Every Casualty is working with the VDC and the Syrian Network for Human Rights, among others, to help them in their work, but not with the Observatory, as it refuses to share its work with the other groups.
“I don’t trust anyone else,” Abdel-Rahman, from the Observatory, said. “From both sides, they are all lying. ... I will not work with others as I have so much evidence that they are lying.”
He accused other groups of being financed by outsiders, including Gulf countries he did not name.
“Maybe I don’t have all the truth, but I think am closer than anyone else,” he said.
“I work for freedom and justice for everybody. Other people with agendas cannot be working for this.”
He accused pro-opposition monitoring groups of ignoring crimes against pro-regime civilians, including Alawites and Christians, and the regime of killing civilians and blaming it on the rebels.
“Hezbollah does not like the work we do, Turkey does not like the work we do, the regime does not like the work we do and the Gulf does not like the work we do, but we are happy with the work we do,” he said.
Some have accused the Observatory of fomenting sectarianism because it notes when Alawite- and Christian-majority areas are targeted by violence – but it does the same for other components of Syrian society that happen to be Sunni Muslim, such as Kurds and Turkmen, when they suffer casualties.
Salama said it was unfortunate that the Observatory did not want to share information with other groups in the future, as “it would offer them a higher level of credibility if they did.”
She said that the fact that regime deaths were not documented with such detail as opposition deaths, whether through lack of access or due to other difficulties, did pose a real problem.
“It’s so important to identify the perpetrators on each side, otherwise you see this culture of revenge,” she said, where “minority groups may feel they are being singled out.”
This is why transitional justice was so important, she added.
She does not envisage truth commissions as have been used in Rwanda and the Balkans, as many of the Syrian groups she was working with did not like the idea of amnesties or perpetrators being allowed to seek asylum abroad.
Instead, she sees a Syria-specific program, commenting that while there is a desire for local accountability, many groups also want to see cases referred to the International Criminal Court.
Keeping track of the war dead, she said, and specifically by keeping a record of each individual by name, was an overwhelming task, but vital for several reasons, not just the transitional justice issue but also for memorialization and compensation issues in the future.

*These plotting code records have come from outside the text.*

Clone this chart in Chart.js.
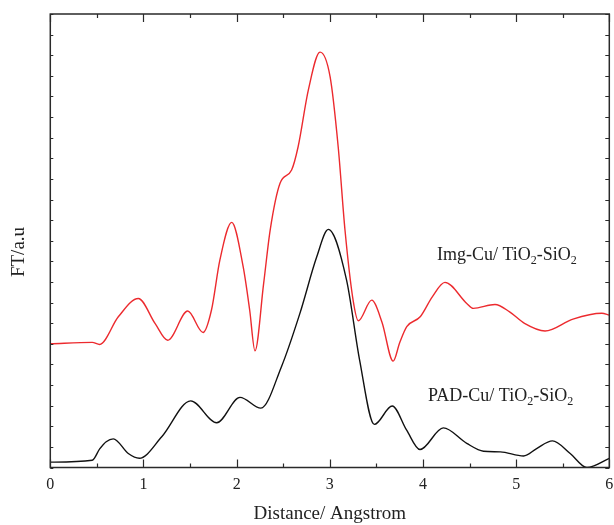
<!DOCTYPE html>
<html>
<head>
<meta charset="utf-8">
<script src="https://cdn.jsdelivr.net/npm/chart.js@4/dist/chart.umd.min.js"></script>
<style>
  html, body { margin: 0; padding: 0; background: #fff; }
  #wrap { width: 614px; height: 525px; }
</style>
</head>
<body>
<div id="wrap"><canvas id="c" width="614" height="525"></canvas></div>
<script>
// Fourier-transformed EXAFS magnitudes (arbitrary units) vs. radial distance
const padX = [0, 0.45, 0.53, 0.6, 0.676, 0.837, 0.955, 1.196, 1.507, 1.786, 2.036, 2.26, 2.48, 2.68, 2.86, 2.984,
  3.18, 3.32, 3.478, 3.67, 3.825, 3.968, 4.218, 4.47, 4.65, 4.83, 5.08, 5.22, 5.39, 5.58, 5.76, 6.0];
const padY = [0.26, 0.35, 0.9, 1.25, 1.39, 0.68, 0.45, 1.49, 3.23, 2.17, 3.40, 2.88, 4.88, 7.49, 10.22, 11.55,
  9.09, 5.21, 2.09, 2.98, 1.81, 0.87, 1.92, 1.17, 0.79, 0.76, 0.56, 0.92, 1.29, 0.68, 0.0, 0.44];

const imgX = [0, 0.45, 0.53, 0.73, 0.945, 1.124, 1.26, 1.475, 1.64, 1.73, 1.82, 1.947, 2.07, 2.14, 2.197,
  2.29, 2.36, 2.466, 2.59, 2.66, 2.77, 2.895, 3.003, 3.09, 3.163, 3.25, 3.306, 3.45, 3.56, 3.68,
  3.75, 3.826, 3.97, 4.1, 4.236, 4.47, 4.54, 4.773, 4.93, 5.09, 5.31, 5.61, 5.92, 6.0];
const imgY = [6.0, 6.07, 5.97, 7.31, 8.2, 6.99, 6.17, 7.59, 6.55, 7.64, 10.06, 11.89, 9.74, 7.64, 5.66,
  8.93, 11.52, 13.79, 14.43, 15.56, 18.32, 20.15, 18.96, 15.56, 11.52, 8.12, 7.12, 8.12, 7.05, 5.16,
  6.05, 6.83, 7.31, 8.28, 8.98, 7.96, 7.72, 7.91, 7.55, 6.99, 6.62, 7.2, 7.48, 7.39];

const xTickLabels = ['0', '1', '2', '3', '4', '5', '6'];
const seriesNames = ['Img-Cu/ TiO', 'PAD-Cu/ TiO'];

const serif = '"Liberation Serif", "Times New Roman", serif';

function pts(xs, ys) { return xs.map((x, i) => ({ x: x, y: ys[i] })); }

// Frame, inward ticks, axis title and in-plot series labels
const decor = {
  id: 'decor',
  afterDraw(chart) {
    const { ctx, chartArea: a, scales: { x, y } } = chart;
    ctx.save();
    ctx.strokeStyle = '#2a2a2a';
    ctx.lineWidth = 1.5;
    ctx.strokeRect(a.left, a.top, a.right - a.left, a.bottom - a.top);
    ctx.lineWidth = 1.2;
    ctx.beginPath();
    for (let v = 0; v <= 6.0001; v += 0.5) {
      const px = Math.round(x.getPixelForValue(v)) + 0.5;
      const len = Math.abs(v - Math.round(v)) < 1e-6 ? 8 : 4;
      ctx.moveTo(px, a.bottom); ctx.lineTo(px, a.bottom - len);
      ctx.moveTo(px, a.top); ctx.lineTo(px, a.top + len);
    }
    for (let v = 0; v <= 22; v += 1) {
      const py = Math.round(y.getPixelForValue(v)) + 0.5;
      ctx.moveTo(a.left, py); ctx.lineTo(a.left + 3, py);
      ctx.moveTo(a.right, py); ctx.lineTo(a.right - 4, py);
    }
    ctx.stroke();

    // y-axis title
    ctx.fillStyle = '#222';
    ctx.font = '19px ' + serif;
    ctx.textAlign = 'center';
    ctx.textBaseline = 'middle';
    ctx.translate(19, 252);
    ctx.rotate(-Math.PI / 2);
    ctx.fillText('FT/a.u', 0, 0);
    ctx.setTransform(1, 0, 0, 1, 0, 0);

    // series labels with subscripts
    function label(name, left, base) {
      const big = '18px ' + serif, small = '12px ' + serif;
      const parts = [[name, big, 0], ['2', small, 4], ['-SiO', big, 0], ['2', small, 4]];
      ctx.textAlign = 'left';
      ctx.textBaseline = 'alphabetic';
      let cx = left;
      parts.forEach(p => {
        ctx.font = p[1];
        ctx.fillText(p[0], cx, base + p[2]);
        cx += ctx.measureText(p[0]).width;
      });
    }
    label(seriesNames[0], 437, 260);
    label(seriesNames[1], 428, 401);
    ctx.restore();
  }
};

new Chart(document.getElementById('c'), {
  type: 'line',
  data: {
    datasets: [
      { label: 'Img-Cu/ TiO2-SiO2', data: pts(imgX, imgY), borderColor: '#ec2a2e', borderWidth: 1.4,
        pointRadius: 0, cubicInterpolationMode: 'monotone', fill: false },
      { label: 'PAD-Cu/ TiO2-SiO2', data: pts(padX, padY), borderColor: '#111', borderWidth: 1.4,
        pointRadius: 0, cubicInterpolationMode: 'monotone', fill: false }
    ]
  },
  options: {
    responsive: false,
    animation: false,
    layout: { padding: { left: 50.3, right: 4.7, top: 14, bottom: 0 } },
    plugins: { legend: { display: false }, tooltip: { enabled: false } },
    scales: {
      x: {
        type: 'linear', min: 0, max: 6,
        grid: { display: false, drawTicks: false },
        border: { display: false },
        afterFit(s) { s.height = 57.5; s.paddingLeft = 0; s.paddingRight = 0; },
        afterBuildTicks(s) { s.ticks = xTickLabels.map(t => ({ value: Number(t) })); },
        ticks: { color: '#222', padding: 8, maxRotation: 0, font: { family: serif, size: 16 },
                 callback: (v) => xTickLabels[v] },
        title: { display: true, text: 'Distance/ Angstrom', color: '#222',
                 font: { family: serif, size: 19 }, padding: { top: 0, bottom: 0 } }
      },
      y: { type: 'linear', min: 0, max: 22, display: false }
    }
  },
  plugins: [decor]
});
</script>
</body>
</html>
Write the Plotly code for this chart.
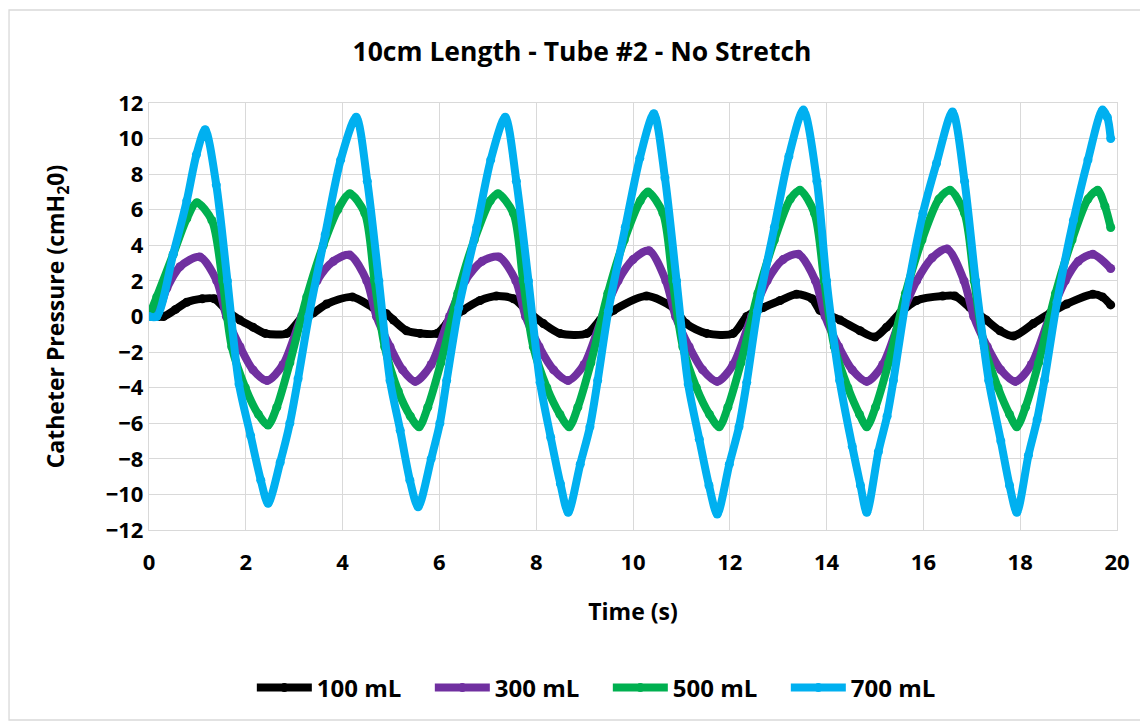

And while there are undoubtedly gaps in the current tracking of death tolls, Salama said that the Syria conflict had been one of the best-documented conflicts of all time.
“It’s not complete, definitely, especially with the challenge of documenting the ‘other’ side, due to access and electricity shortages, and I don’t think there is complete access to countryside ... but the way that social media has been used and the quickness of response,” have been huge positives, she said.
“It is one of the better documented conflicts, and at Every Casualty we are trying to fill this normative gap,” she said, so that dignity and justice prevail.